Source code of charts
——————
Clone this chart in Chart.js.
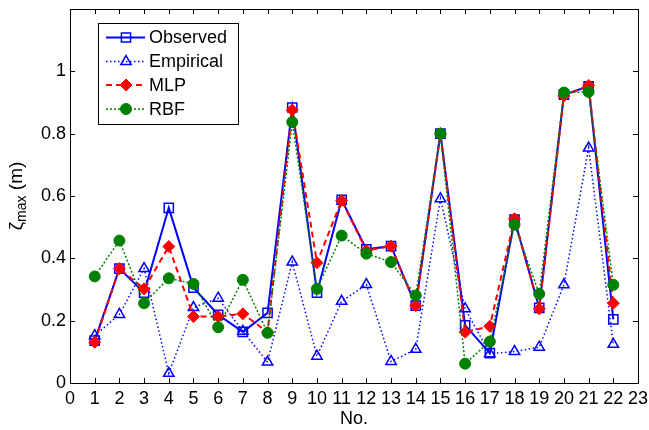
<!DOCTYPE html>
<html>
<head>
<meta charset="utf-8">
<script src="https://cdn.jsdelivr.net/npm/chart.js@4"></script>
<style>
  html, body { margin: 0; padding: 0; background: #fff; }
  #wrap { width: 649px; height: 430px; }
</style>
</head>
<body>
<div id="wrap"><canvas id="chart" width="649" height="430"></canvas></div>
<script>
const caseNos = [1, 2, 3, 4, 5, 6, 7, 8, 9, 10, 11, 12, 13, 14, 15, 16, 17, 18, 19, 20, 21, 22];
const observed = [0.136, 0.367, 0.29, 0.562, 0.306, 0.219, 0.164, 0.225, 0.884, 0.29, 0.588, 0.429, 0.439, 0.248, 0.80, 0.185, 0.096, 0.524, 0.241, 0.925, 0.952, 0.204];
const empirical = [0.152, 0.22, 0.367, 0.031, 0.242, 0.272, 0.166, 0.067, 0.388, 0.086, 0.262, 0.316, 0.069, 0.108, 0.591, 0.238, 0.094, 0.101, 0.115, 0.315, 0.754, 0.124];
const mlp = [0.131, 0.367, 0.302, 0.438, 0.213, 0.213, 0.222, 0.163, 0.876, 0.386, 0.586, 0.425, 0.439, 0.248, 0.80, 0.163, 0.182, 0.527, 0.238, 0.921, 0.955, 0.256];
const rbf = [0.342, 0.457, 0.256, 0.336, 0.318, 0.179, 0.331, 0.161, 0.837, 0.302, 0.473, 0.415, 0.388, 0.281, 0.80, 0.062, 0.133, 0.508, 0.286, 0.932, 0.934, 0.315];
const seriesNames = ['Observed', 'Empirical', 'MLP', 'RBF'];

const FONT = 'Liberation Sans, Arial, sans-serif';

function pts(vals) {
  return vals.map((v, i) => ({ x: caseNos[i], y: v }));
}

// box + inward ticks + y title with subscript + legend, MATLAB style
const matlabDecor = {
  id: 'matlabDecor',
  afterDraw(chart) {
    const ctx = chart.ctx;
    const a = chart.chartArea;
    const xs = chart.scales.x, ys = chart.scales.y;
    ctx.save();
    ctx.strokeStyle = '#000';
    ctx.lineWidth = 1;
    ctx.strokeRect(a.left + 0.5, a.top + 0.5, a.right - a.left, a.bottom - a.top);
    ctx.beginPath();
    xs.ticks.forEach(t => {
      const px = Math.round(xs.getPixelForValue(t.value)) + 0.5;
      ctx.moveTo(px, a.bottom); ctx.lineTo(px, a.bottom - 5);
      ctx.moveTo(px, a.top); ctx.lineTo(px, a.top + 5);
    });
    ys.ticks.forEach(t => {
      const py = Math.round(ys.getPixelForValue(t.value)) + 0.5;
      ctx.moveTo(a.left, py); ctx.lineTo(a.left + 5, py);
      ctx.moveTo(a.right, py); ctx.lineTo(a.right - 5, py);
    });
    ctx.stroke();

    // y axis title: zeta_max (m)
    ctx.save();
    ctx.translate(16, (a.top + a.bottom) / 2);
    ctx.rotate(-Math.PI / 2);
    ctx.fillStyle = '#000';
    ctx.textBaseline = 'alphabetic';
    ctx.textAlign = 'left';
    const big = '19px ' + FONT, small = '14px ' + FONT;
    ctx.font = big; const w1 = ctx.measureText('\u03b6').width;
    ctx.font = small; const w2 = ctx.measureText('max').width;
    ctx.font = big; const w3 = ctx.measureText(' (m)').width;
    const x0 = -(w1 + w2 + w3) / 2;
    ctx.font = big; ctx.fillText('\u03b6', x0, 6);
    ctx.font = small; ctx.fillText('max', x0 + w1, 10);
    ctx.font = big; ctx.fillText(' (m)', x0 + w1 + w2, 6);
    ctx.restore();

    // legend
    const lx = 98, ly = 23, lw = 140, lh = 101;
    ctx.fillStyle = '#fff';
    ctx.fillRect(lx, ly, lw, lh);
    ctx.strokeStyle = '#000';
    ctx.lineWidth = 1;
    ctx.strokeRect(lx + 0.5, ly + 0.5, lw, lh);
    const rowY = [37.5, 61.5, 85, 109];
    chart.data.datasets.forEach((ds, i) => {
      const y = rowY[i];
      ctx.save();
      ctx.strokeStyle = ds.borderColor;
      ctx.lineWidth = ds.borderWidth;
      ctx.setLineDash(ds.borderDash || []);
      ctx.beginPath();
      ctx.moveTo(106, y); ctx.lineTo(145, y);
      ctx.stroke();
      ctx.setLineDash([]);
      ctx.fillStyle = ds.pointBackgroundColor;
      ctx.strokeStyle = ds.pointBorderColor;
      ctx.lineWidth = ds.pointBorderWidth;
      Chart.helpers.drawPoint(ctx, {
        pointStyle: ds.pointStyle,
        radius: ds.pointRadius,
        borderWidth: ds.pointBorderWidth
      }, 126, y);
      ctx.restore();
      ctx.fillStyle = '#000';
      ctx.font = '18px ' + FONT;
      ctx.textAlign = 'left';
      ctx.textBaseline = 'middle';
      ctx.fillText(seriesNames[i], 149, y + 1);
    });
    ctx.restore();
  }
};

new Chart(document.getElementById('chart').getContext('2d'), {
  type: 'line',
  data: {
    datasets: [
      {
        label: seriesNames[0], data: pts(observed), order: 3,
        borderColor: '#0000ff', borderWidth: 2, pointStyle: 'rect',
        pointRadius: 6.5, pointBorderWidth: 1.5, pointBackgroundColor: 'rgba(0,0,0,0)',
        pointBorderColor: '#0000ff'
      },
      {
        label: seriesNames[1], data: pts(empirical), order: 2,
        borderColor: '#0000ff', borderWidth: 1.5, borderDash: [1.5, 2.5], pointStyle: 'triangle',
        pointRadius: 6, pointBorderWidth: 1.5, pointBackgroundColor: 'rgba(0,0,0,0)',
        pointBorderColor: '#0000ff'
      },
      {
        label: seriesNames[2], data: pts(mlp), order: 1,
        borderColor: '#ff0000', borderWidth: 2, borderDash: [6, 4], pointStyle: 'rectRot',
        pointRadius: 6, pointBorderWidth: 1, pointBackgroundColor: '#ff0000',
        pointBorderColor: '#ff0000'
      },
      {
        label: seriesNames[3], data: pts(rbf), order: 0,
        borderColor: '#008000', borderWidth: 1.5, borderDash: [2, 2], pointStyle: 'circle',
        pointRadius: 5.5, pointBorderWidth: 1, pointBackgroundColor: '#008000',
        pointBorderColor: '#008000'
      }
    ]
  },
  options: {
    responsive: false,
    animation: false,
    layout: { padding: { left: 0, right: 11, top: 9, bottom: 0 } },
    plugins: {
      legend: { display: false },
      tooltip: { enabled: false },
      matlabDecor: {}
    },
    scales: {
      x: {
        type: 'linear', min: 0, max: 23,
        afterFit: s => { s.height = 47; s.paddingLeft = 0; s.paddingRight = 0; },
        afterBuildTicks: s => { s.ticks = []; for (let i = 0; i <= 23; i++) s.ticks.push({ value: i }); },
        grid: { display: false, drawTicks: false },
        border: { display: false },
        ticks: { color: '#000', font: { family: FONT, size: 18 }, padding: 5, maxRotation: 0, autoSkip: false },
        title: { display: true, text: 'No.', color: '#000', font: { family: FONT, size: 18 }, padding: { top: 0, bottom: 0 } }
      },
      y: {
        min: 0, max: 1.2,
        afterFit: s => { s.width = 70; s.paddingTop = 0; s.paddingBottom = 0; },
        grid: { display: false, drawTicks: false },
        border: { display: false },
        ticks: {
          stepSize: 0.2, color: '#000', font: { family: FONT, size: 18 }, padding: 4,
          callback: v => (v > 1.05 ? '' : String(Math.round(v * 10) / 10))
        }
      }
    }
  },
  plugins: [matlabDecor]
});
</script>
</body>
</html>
——————
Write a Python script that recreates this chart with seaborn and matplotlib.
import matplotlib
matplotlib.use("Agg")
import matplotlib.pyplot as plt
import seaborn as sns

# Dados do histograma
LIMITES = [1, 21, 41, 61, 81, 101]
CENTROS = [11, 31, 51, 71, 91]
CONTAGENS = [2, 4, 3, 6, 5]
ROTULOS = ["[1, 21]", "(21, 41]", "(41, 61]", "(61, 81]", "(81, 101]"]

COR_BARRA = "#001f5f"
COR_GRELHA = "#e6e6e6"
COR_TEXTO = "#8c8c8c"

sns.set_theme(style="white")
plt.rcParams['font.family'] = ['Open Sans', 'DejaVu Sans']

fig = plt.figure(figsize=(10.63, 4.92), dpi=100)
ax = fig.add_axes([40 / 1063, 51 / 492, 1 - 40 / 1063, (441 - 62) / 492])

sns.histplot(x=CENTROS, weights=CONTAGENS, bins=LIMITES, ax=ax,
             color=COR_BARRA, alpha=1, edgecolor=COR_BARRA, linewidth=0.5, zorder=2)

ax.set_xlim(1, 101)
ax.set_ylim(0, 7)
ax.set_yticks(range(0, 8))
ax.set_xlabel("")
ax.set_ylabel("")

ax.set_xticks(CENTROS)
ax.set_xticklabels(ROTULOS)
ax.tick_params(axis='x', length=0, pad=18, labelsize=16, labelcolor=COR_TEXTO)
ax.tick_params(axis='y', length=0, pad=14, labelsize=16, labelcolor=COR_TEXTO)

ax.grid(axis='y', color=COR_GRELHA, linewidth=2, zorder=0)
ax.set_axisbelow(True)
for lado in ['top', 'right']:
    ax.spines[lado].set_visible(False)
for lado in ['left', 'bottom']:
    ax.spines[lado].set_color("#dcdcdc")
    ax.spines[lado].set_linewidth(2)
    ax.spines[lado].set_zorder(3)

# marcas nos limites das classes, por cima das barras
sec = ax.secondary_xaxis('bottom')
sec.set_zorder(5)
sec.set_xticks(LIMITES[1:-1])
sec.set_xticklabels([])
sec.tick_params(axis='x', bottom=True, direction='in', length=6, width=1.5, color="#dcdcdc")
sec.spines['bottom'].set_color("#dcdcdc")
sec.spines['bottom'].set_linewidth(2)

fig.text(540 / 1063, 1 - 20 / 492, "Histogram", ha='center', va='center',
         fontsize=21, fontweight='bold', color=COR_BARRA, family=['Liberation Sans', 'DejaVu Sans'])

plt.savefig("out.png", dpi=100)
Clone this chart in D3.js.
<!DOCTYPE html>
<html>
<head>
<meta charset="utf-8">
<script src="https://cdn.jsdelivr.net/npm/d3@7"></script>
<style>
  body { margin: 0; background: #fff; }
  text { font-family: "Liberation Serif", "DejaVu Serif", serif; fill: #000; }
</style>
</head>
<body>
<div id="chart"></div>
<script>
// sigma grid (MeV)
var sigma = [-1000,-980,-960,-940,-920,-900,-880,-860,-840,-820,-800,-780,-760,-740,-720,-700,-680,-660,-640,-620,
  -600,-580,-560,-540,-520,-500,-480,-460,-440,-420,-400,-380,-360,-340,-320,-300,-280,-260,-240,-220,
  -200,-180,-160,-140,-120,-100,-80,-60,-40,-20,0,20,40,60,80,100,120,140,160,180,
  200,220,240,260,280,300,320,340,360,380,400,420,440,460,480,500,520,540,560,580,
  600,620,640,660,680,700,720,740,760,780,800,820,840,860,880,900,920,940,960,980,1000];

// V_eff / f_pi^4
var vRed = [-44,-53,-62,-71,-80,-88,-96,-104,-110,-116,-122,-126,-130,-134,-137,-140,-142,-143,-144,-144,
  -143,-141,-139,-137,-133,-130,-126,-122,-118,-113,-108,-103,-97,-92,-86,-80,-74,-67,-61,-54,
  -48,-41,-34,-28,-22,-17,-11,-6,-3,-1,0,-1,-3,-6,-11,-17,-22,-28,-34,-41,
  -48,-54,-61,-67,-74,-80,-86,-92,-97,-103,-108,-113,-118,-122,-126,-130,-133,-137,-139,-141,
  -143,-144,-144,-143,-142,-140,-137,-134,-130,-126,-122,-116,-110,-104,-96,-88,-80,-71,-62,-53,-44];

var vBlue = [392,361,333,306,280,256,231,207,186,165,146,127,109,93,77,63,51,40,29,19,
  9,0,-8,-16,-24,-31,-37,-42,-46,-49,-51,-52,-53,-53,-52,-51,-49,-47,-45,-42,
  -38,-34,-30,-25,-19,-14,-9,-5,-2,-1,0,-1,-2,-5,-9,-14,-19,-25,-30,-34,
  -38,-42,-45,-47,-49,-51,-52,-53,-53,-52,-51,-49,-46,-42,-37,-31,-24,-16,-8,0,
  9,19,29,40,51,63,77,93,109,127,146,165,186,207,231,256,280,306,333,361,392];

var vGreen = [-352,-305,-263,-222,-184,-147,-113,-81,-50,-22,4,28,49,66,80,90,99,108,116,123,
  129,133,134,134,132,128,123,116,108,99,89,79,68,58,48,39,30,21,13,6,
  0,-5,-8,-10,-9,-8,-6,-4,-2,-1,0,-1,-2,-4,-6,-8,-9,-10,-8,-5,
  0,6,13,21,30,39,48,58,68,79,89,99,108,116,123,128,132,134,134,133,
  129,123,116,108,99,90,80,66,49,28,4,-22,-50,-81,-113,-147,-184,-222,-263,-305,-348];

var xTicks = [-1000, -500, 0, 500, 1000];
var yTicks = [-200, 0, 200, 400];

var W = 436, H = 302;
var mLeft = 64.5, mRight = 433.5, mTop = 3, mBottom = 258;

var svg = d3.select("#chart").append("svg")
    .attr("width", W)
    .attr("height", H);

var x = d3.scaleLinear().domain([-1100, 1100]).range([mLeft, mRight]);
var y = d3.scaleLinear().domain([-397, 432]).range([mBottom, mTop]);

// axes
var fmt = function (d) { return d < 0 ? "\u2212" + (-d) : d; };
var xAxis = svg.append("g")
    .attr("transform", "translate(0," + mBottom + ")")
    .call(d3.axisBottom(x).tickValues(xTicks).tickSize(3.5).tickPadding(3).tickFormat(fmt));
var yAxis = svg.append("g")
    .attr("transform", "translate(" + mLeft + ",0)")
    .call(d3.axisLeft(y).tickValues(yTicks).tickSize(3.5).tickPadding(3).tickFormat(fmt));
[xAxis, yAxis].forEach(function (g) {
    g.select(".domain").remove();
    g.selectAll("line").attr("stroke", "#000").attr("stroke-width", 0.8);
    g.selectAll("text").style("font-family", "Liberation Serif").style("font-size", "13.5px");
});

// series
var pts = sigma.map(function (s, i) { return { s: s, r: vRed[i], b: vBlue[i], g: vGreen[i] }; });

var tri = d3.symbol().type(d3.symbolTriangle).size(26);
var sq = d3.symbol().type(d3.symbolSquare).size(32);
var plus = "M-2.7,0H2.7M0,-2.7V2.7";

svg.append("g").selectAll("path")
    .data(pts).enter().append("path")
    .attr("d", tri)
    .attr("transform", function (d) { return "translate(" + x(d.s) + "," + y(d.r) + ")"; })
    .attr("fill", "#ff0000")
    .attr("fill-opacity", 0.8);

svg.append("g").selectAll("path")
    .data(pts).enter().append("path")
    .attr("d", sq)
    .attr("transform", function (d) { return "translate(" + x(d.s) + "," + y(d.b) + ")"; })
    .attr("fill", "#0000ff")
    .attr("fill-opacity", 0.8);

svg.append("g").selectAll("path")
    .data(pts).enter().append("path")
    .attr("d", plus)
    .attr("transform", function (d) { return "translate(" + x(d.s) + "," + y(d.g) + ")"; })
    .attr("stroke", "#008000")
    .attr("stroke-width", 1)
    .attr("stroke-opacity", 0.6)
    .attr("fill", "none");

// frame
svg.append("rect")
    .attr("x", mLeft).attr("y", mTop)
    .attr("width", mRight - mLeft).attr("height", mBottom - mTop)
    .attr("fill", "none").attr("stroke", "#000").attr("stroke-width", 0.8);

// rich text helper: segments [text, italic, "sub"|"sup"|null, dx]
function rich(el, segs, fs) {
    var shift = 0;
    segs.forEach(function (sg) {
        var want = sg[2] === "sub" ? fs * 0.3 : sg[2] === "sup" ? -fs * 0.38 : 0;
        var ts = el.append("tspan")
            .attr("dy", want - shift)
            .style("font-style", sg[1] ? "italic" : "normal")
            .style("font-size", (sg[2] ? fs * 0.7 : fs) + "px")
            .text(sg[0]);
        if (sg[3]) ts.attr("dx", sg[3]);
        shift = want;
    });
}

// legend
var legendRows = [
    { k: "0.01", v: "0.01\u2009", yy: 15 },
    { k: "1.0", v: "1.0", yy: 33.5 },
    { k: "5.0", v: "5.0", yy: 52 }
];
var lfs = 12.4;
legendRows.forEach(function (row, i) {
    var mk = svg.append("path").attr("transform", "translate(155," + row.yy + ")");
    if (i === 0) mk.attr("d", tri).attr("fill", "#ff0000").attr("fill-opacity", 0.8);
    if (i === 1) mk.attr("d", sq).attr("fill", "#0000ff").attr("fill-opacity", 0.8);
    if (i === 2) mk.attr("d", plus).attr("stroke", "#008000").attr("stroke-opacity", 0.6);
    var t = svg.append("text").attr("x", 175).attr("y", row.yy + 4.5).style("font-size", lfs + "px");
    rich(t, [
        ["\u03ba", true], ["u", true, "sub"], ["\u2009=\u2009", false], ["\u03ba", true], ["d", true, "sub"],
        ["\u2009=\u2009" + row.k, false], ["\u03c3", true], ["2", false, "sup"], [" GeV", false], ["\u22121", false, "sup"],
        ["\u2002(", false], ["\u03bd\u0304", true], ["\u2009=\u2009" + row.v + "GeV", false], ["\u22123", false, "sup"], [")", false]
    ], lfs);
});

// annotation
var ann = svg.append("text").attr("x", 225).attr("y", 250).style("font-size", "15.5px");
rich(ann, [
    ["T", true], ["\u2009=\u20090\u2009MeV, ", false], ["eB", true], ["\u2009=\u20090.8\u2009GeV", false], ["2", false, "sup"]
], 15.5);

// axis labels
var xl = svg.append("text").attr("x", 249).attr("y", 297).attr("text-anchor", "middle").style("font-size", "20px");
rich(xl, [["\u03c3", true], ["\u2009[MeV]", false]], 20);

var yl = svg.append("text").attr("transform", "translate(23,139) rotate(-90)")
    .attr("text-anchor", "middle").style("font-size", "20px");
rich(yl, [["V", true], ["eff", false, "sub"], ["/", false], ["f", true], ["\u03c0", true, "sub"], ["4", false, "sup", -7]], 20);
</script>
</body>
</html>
——————
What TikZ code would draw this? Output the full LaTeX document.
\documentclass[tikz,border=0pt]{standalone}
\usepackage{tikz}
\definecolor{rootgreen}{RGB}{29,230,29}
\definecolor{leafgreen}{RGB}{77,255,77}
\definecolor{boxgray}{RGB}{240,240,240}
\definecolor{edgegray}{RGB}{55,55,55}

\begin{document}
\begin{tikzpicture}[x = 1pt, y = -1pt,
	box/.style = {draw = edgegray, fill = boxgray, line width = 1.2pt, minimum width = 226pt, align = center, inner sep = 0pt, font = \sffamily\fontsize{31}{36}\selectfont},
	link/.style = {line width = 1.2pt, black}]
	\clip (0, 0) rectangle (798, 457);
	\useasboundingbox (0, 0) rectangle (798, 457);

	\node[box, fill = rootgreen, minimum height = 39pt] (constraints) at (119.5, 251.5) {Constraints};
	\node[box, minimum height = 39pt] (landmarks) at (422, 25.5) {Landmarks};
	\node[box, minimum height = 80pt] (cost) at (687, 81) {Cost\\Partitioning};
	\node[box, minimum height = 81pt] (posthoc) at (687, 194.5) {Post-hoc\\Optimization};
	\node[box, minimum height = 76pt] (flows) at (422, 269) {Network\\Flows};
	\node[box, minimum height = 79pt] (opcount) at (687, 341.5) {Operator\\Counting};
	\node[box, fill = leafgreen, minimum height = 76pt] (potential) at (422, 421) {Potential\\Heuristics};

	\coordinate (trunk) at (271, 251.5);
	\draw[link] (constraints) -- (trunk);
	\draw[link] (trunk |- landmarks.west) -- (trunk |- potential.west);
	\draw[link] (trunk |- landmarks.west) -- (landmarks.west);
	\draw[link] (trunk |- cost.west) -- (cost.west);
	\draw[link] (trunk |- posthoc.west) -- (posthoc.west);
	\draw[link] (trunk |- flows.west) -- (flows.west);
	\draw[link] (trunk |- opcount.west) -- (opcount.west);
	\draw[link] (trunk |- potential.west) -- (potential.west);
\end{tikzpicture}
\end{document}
——————
■ What is being asked
Pull out every line of the records above that contains the word "this".

■ Task output
Clone this chart in Chart.js.
Write a Python script that recreates this chart with seaborn and matplotlib.
Clone this chart in D3.js.
What TikZ code would draw this? Output the full LaTeX document.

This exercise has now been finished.